Sans épargner un coup de griffe au «choc des civilisations»
de Huntington, sans économiser un clin d'oeil à
Tintin et sans s'interdire de rapporter une rencontre avec un
paysan kosovar en 1952.
Cette
initiation à la complexité donne parfois le tournis.
Mais on apprécie la pluralité des approches. Et
la singularité de l'intention : «Je n'ai cessé
de polémiquer avec les nationalistes et certains adversaires
des nationalistes restés prisonniers de leurs préjugés
occidentaux, de n'avoir pas fait l'effort de compréhension
nécessaire envers les Balkans», écrit
le linguiste.
C'est
peut-être pour cette raison que ce discours balkanique n'a
pas pris la forme du lexique. Car Paul Garde s'en tient à
une réalité première : «l'authentique
sentiment d'identité nationale éprouvé par
les gens», indépendamment de toute appartenance étatique.
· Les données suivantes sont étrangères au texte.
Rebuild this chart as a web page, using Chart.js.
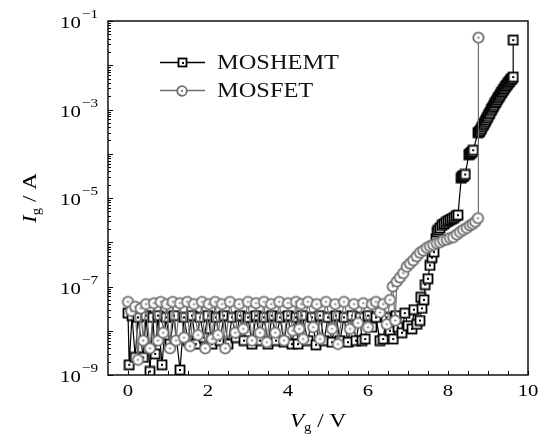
<!DOCTYPE html>
<html>
<head>
<meta charset="utf-8">
<script src="https://cdn.jsdelivr.net/npm/chart.js@4.4.1/dist/chart.umd.min.js"></script>
<style>
  html, body { margin: 0; padding: 0; background: #fff; }
  #wrap { width: 540px; height: 436px; }
</style>
</head>
<body>
<div id="wrap"><canvas id="c" width="540" height="436"></canvas></div>
<script>
// Gate current vs gate voltage for the two devices
const seriesNames = ['MOSHEMT', 'MOSFET'];

// MOSHEMT sweep: gate voltage (V)
const hemtVg = [
  0.00, 0.03, 0.10, 0.18, 0.25, 0.38, 0.45, 0.55, 0.62, 0.68,
  0.75, 0.85, 0.95, 1.05, 1.15, 1.30, 1.40, 1.50, 1.60, 1.70,
  1.80, 1.90, 2.00, 2.10, 2.20, 2.30, 2.40, 2.50, 2.60, 2.70,
  2.80, 2.90, 3.00, 3.10, 3.20, 3.30, 3.40, 3.50, 3.60, 3.70,
  3.80, 3.90, 4.00, 4.10, 4.20, 4.25, 4.35, 4.50, 4.60, 4.70,
  4.80, 4.90, 5.00, 5.10, 5.20, 5.30, 5.40, 5.50, 5.60, 5.70,
  5.80, 5.85, 5.93, 6.00, 6.10, 6.20, 6.30, 6.38, 6.45, 6.55,
  6.63, 6.70, 6.75, 6.85, 6.92, 7.00, 7.10, 7.15, 7.22, 7.30,
  7.32, 7.35, 7.40, 7.43, 7.50, 7.55, 7.60, 7.65, 7.70, 7.73,
  7.76, 7.80, 7.85, 7.90, 7.95, 8.00, 8.05, 8.10, 8.15, 8.20,
  8.25, 8.33, 8.35, 8.37, 8.40, 8.43, 8.52, 8.55, 8.58, 8.60,
  8.63, 8.75, 8.78, 8.80, 8.83, 8.85, 8.88, 8.90, 8.93, 8.95,
  8.98, 9.00, 9.03, 9.05, 9.08, 9.10, 9.13, 9.15, 9.18, 9.20,
  9.23, 9.25, 9.28, 9.30, 9.33, 9.35, 9.38, 9.40, 9.43, 9.45,
  9.48, 9.50, 9.53, 9.55, 9.58, 9.60, 9.63, 9.63
];
// MOSHEMT sweep: gate current (A)
const hemtIg = [
  2.5e-8, 1.7e-9, 2.2e-8, 2.5e-9, 2.0e-8, 2.5e-9, 2.2e-8, 1.2e-9, 2.0e-8, 3.0e-9,
  2.2e-8, 1.7e-9, 2.0e-8, 5.0e-9, 2.2e-8, 1.3e-9, 2.0e-8, 6.0e-9, 2.2e-8, 5.0e-9,
  2.0e-8, 7.0e-9, 2.2e-8, 5.0e-9, 2.0e-8, 6.0e-9, 2.2e-8, 5.0e-9, 2.0e-8, 7.0e-9,
  2.2e-8, 6.0e-9, 2.0e-8, 5.0e-9, 2.2e-8, 6.0e-9, 2.0e-8, 5.0e-9, 2.2e-8, 6.0e-9,
  2.0e-8, 5.5e-9, 2.2e-8, 5.0e-9, 2.0e-8, 5.0e-9, 2.2e-8, 6.0e-9, 2.0e-8, 4.8e-9,
  2.2e-8, 6.0e-9, 2.0e-8, 5.5e-9, 2.2e-8, 6.0e-9, 2.0e-8, 5.5e-9, 2.2e-8, 6.0e-9,
  2.0e-8, 6.0e-9, 6.5e-9, 2.2e-8, 1.2e-8, 2.0e-8, 6.0e-9, 6.5e-9, 2.0e-8, 1.0e-8,
  6.5e-9, 2.2e-8, 1.2e-8, 9.0e-9, 2.5e-8, 1.3e-8, 1.1e-8, 3.0e-8, 1.4e-8, 1.7e-8,
  5.7e-8, 3.2e-8, 5.0e-8, 1.1e-7, 1.5e-7, 3.0e-7, 4.5e-7, 6.0e-7, 1.2e-6, 1.7e-6,
  1.9e-6, 2.1e-6, 2.4e-6, 2.6e-6, 2.8e-6, 3.0e-6, 3.2e-6, 3.4e-6, 3.6e-6, 3.9e-6,
  4.1e-6, 2.8e-5, 3.0e-5, 3.1e-5, 3.2e-5, 3.4e-5, 9.5e-5, 1.0e-4, 1.05e-4, 1.1e-4,
  1.2e-4, 3.0e-4, 3.1e-4, 3.3e-4, 3.6e-4, 4.0e-4, 4.4e-4, 4.8e-4, 5.3e-4, 5.8e-4,
  6.4e-4, 7.0e-4, 7.8e-4, 8.5e-4, 9.5e-4, 1.05e-3, 1.15e-3, 1.25e-3, 1.4e-3, 1.5e-3,
  1.65e-3, 1.8e-3, 1.95e-3, 2.1e-3, 2.3e-3, 2.5e-3, 2.7e-3, 2.9e-3, 3.15e-3, 3.4e-3,
  3.65e-3, 3.9e-3, 4.2e-3, 4.5e-3, 4.8e-3, 5.0e-3, 5.4e-3, 3.7e-2
];

// MOSFET sweep: gate voltage (V)
const fetVg = [
  0.00, 0.08, 0.18, 0.25, 0.32, 0.38, 0.45, 0.55, 0.65, 0.75,
  0.82, 0.88, 0.97, 1.05, 1.12, 1.20, 1.30, 1.40, 1.48, 1.55,
  1.65, 1.75, 1.85, 1.93, 2.02, 2.10, 2.18, 2.25, 2.35, 2.43,
  2.55, 2.68, 2.78, 2.88, 3.00, 3.10, 3.20, 3.30, 3.40, 3.47,
  3.58, 3.68, 3.78, 3.90, 4.00, 4.12, 4.20, 4.28, 4.33, 4.38,
  4.50, 4.63, 4.72, 4.80, 4.95, 5.10, 5.18, 5.25, 5.40, 5.55,
  5.65, 5.75, 5.88, 6.00, 6.10, 6.20, 6.30, 6.38, 6.47, 6.55,
  6.62, 6.68, 6.72, 6.80, 6.88, 6.97, 7.05, 7.13, 7.22, 7.30,
  7.38, 7.47, 7.55, 7.63, 7.72, 7.80, 7.88, 7.97, 8.05, 8.13,
  8.22, 8.30, 8.38, 8.47, 8.55, 8.62, 8.68, 8.75, 8.76
];
// MOSFET sweep: gate current (A)
const fetIg = [
  4.5e-8, 2.8e-8, 3.5e-8, 2.2e-9, 3.2e-8, 6.0e-9, 4.0e-8, 4.0e-9, 4.2e-8, 6.0e-9,
  4.5e-8, 9.0e-9, 4.0e-8, 4.0e-9, 4.5e-8, 6.0e-9, 4.2e-8, 7.0e-9, 4.5e-8, 4.5e-9,
  4.0e-8, 8.0e-9, 4.5e-8, 4.0e-9, 4.0e-8, 6.5e-9, 4.5e-8, 8.0e-9, 4.0e-8, 4.0e-9,
  4.5e-8, 9.0e-9, 4.0e-8, 1.1e-8, 4.5e-8, 6.0e-9, 4.2e-8, 9.0e-9, 4.5e-8, 5.5e-9,
  4.0e-8, 9.0e-9, 4.5e-8, 6.0e-9, 4.2e-8, 1.0e-8, 4.5e-8, 1.1e-8, 4.0e-8, 6.5e-9,
  4.5e-8, 1.2e-8, 4.0e-8, 6.5e-9, 4.5e-8, 1.1e-8, 4.0e-8, 5.0e-9, 4.5e-8, 1.1e-8,
  4.0e-8, 1.5e-8, 4.2e-8, 1.2e-8, 4.0e-8, 4.5e-8, 2.6e-8, 4.0e-8, 1.4e-8, 5.0e-8,
  1.0e-7, 1.7e-8, 1.3e-7, 1.6e-7, 2.0e-7, 2.8e-7, 3.3e-7, 3.9e-7, 4.8e-7, 5.8e-7,
  6.5e-7, 7.5e-7, 8.2e-7, 8.8e-7, 9.5e-7, 1.0e-6, 1.1e-6, 1.15e-6, 1.25e-6, 1.3e-6,
  1.5e-6, 1.7e-6, 1.9e-6, 2.1e-6, 2.4e-6, 2.6e-6, 2.9e-6, 3.5e-6, 4.2e-2
];

// Axis ticks
const xTickLabels = [0, 2, 4, 6, 8, 10];
const xMinorStep = 0.5;
const yTickExponents = [-1, -3, -5, -7, -9];
const yDecadeExponents = [-1, -2, -3, -4, -5, -6, -7, -8, -9];
const yMinorFactors = [2, 3, 4, 5, 6, 7, 8, 9];

const SERIF = '"Liberation Serif", "Times New Roman", serif';
const SX = 1.22; // horizontal widening of the serif glyphs

// Marker images: open square and open circle, each with a centre dot
function squareMark(color, size) {
  const c = document.createElement('canvas');
  c.width = size + 3; c.height = size + 3;
  const g = c.getContext('2d');
  const o = 1.5;
  g.fillStyle = '#fff';
  g.fillRect(o, o, size, size);
  g.strokeStyle = color; g.lineWidth = 1.8;
  g.strokeRect(o, o, size, size);
  g.fillStyle = color;
  const m = (size + 3) / 2;
  g.fillRect(Math.round(m - 1), Math.round(m - 1), 2, 2);
  return c;
}
function circleMark(color, r) {
  const s = Math.ceil(2 * r + 4);
  const c = document.createElement('canvas');
  c.width = s; c.height = s;
  const g = c.getContext('2d');
  g.beginPath(); g.arc(s / 2, s / 2, r, 0, Math.PI * 2);
  g.fillStyle = '#fff'; g.fill();
  g.strokeStyle = color; g.lineWidth = 1.8; g.stroke();
  g.beginPath(); g.arc(s / 2, s / 2, 1.1, 0, Math.PI * 2);
  g.fillStyle = color; g.fill();
  return c;
}

const HEMT_COLOR = '#000000';
const FET_COLOR = '#6e6e6e';
const hemtMark = squareMark(HEMT_COLOR, 9);
const fetMark = circleMark(FET_COLOR, 5.2);
const hemtLegendMark = squareMark(HEMT_COLOR, 8);
const fetLegendMark = circleMark(FET_COLOR, 4.8);

function pairs(xs, ys) { return xs.map((x, i) => ({ x: x, y: ys[i] })); }

// Draw text widened horizontally
function wideText(ctx, txt, x, y, align) {
  ctx.save();
  ctx.translate(x, y);
  ctx.scale(SX, 1);
  ctx.textAlign = align;
  ctx.fillText(txt, 0, 0);
  ctx.restore();
}
// Draw a run of text pieces (each with own font and vertical offset) centred at cx
function richText(ctx, parts, cx, cy) {
  let total = 0;
  parts.forEach(p => { ctx.font = p.font; p.w = ctx.measureText(p.t).width * SX; total += p.w; });
  let x = cx - total / 2;
  parts.forEach(p => {
    ctx.font = p.font;
    ctx.save();
    ctx.translate(x, cy + (p.dy || 0));
    ctx.scale(SX, 1);
    ctx.textAlign = 'left';
    ctx.fillText(p.t, 0, 0);
    ctx.restore();
    x += p.w;
  });
}

const decorations = {
  id: 'decorations',
  afterDatasetsDraw(chart) {
    const ctx = chart.ctx;
    const a = chart.chartArea;
    const xs = chart.scales.x, ys = chart.scales.y;
    ctx.save();
    ctx.strokeStyle = '#000';
    ctx.lineWidth = 1;
    // inward ticks on the bottom axis
    ctx.beginPath();
    for (let v = 0; v <= 10 + 1e-9; v += xMinorStep) {
      const px = Math.round(xs.getPixelForValue(v)) + 0.5;
      ctx.moveTo(px, a.bottom);
      ctx.lineTo(px, a.bottom - 4);
    }
    // inward ticks on the left axis: decades and minor
    yDecadeExponents.forEach(e => {
      const py = Math.round(ys.getPixelForValue(Math.pow(10, e))) + 0.5;
      ctx.moveTo(a.left, py); ctx.lineTo(a.left + 5, py);
    });
    yDecadeExponents.forEach(e => {
      if (e === -1) return;
      yMinorFactors.forEach(f => {
        const py = Math.round(ys.getPixelForValue(f * Math.pow(10, e))) + 0.5;
        ctx.moveTo(a.left, py); ctx.lineTo(a.left + 3, py);
      });
    });
    ctx.stroke();
    // frame
    ctx.lineWidth = 1.4;
    ctx.strokeRect(a.left, a.top, a.right - a.left, a.bottom - a.top);
    ctx.restore();
  },
  afterDraw(chart) {
    const ctx = chart.ctx;
    const a = chart.chartArea;
    const xs = chart.scales.x, ys = chart.scales.y;
    const ds = chart.data.datasets;
    ctx.save();
    ctx.fillStyle = '#000';
    ctx.textBaseline = 'alphabetic';
    // x tick labels
    ctx.font = '17px ' + SERIF;
    xTickLabels.forEach(v => {
      wideText(ctx, String(v), xs.getPixelForValue(v), a.bottom + 21, 'center');
    });
    // y tick labels as 10 with a raised exponent
    yTickExponents.forEach(e => {
      const py = ys.getPixelForValue(Math.pow(10, e));
      const right = a.left - 10;
      ctx.font = '12.5px ' + SERIF;
      const expTxt = '\u2212' + String(-e);
      const expW = ctx.measureText(expTxt).width * SX;
      wideText(ctx, expTxt, right, py - 3, 'right');
      ctx.font = '17px ' + SERIF;
      wideText(ctx, '10', right - expW - 1, py + 7, 'right');
    });
    // axis titles
    richText(ctx, [
      { t: 'V', font: 'italic 19px ' + SERIF },
      { t: 'g', font: '12px ' + SERIF, dy: 4 },
      { t: ' / V', font: '19px ' + SERIF }
    ], (a.left + a.right) / 2, 427);
    ctx.save();
    ctx.translate(30, (a.top + a.bottom) / 2);
    ctx.rotate(-Math.PI / 2);
    richText(ctx, [
      { t: 'I', font: 'italic 19px ' + SERIF },
      { t: 'g', font: '12px ' + SERIF, dy: 4 },
      { t: ' / A', font: '19px ' + SERIF }
    ], 0, 6);
    ctx.restore();
    // legend
    const rows = [
      { y: 62, ds: ds[0], mark: hemtLegendMark },
      { y: 90, ds: ds[1], mark: fetLegendMark }
    ];
    rows.forEach(r => {
      ctx.strokeStyle = r.ds.borderColor;
      ctx.lineWidth = 1.3;
      ctx.beginPath();
      ctx.moveTo(160, r.y + 0.5); ctx.lineTo(205, r.y + 0.5);
      ctx.stroke();
      ctx.drawImage(r.mark, Math.round(182 - r.mark.width / 2), Math.round(r.y + 0.5 - r.mark.height / 2));
      ctx.fillStyle = '#111';
      ctx.font = '20px ' + SERIF;
      wideText(ctx, r.ds.label, 217, r.y + 7, 'left');
    });
    ctx.restore();
  }
};

new Chart(document.getElementById('c').getContext('2d'), {
  type: 'scatter',
  data: {
    datasets: [
      {
        label: seriesNames[0],
        data: pairs(hemtVg, hemtIg),
        showLine: true,
        borderColor: HEMT_COLOR,
        borderWidth: 1.2,
        pointStyle: hemtMark,
        pointRadius: 5,
        order: 1
      },
      {
        label: seriesNames[1],
        data: pairs(fetVg, fetIg),
        showLine: true,
        borderColor: FET_COLOR,
        borderWidth: 1.2,
        pointStyle: fetMark,
        pointRadius: 5,
        order: 0
      }
    ]
  },
  options: {
    responsive: false,
    animation: false,
    devicePixelRatio: 1,
    layout: { padding: { left: 0, right: 12, top: 21, bottom: 0 } },
    plugins: { legend: { display: false }, tooltip: { enabled: false } },
    scales: {
      x: {
        type: 'linear', min: -0.5, max: 10,
        grid: { display: false }, border: { display: false },
        ticks: { display: false },
        afterFit(s) { s.height = 61; }
      },
      y: {
        type: 'logarithmic', min: 1e-9, max: 1e-1,
        grid: { display: false }, border: { display: false },
        ticks: { display: false },
        afterFit(s) { s.width = 108; }
      }
    }
  },
  plugins: [decorations]
});
</script>
</body>
</html>
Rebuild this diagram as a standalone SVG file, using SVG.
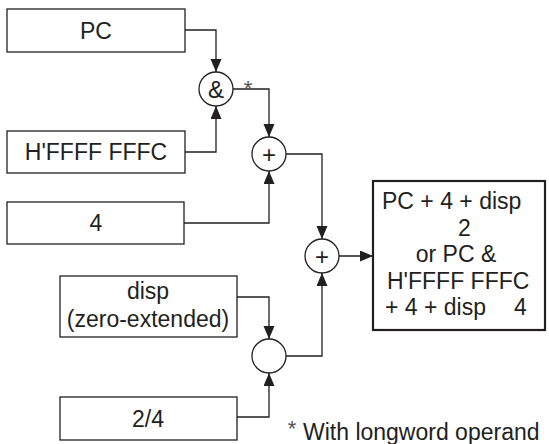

«Cette divergence entre nation et Etat est la source
principale des difficultés balkaniques, écrit-il,
mais sa reconnaissance est la clé de leur compréhension,
et donc de leur solution.»
On
le voit, ces implications sont moins anecdotiques et purement
formelles qu'il n'y paraît. Elles éclairent les vifs
et très actuels débats sur le nom de la «République
de Macédoine», sur la serbisation de noms de villes
ou sur l'octroi refusé de la nationalité
hongroise aux Magyars établis hors de leurs frontières.
Les Balkans sont loin d'avoir dit leur dernier mot.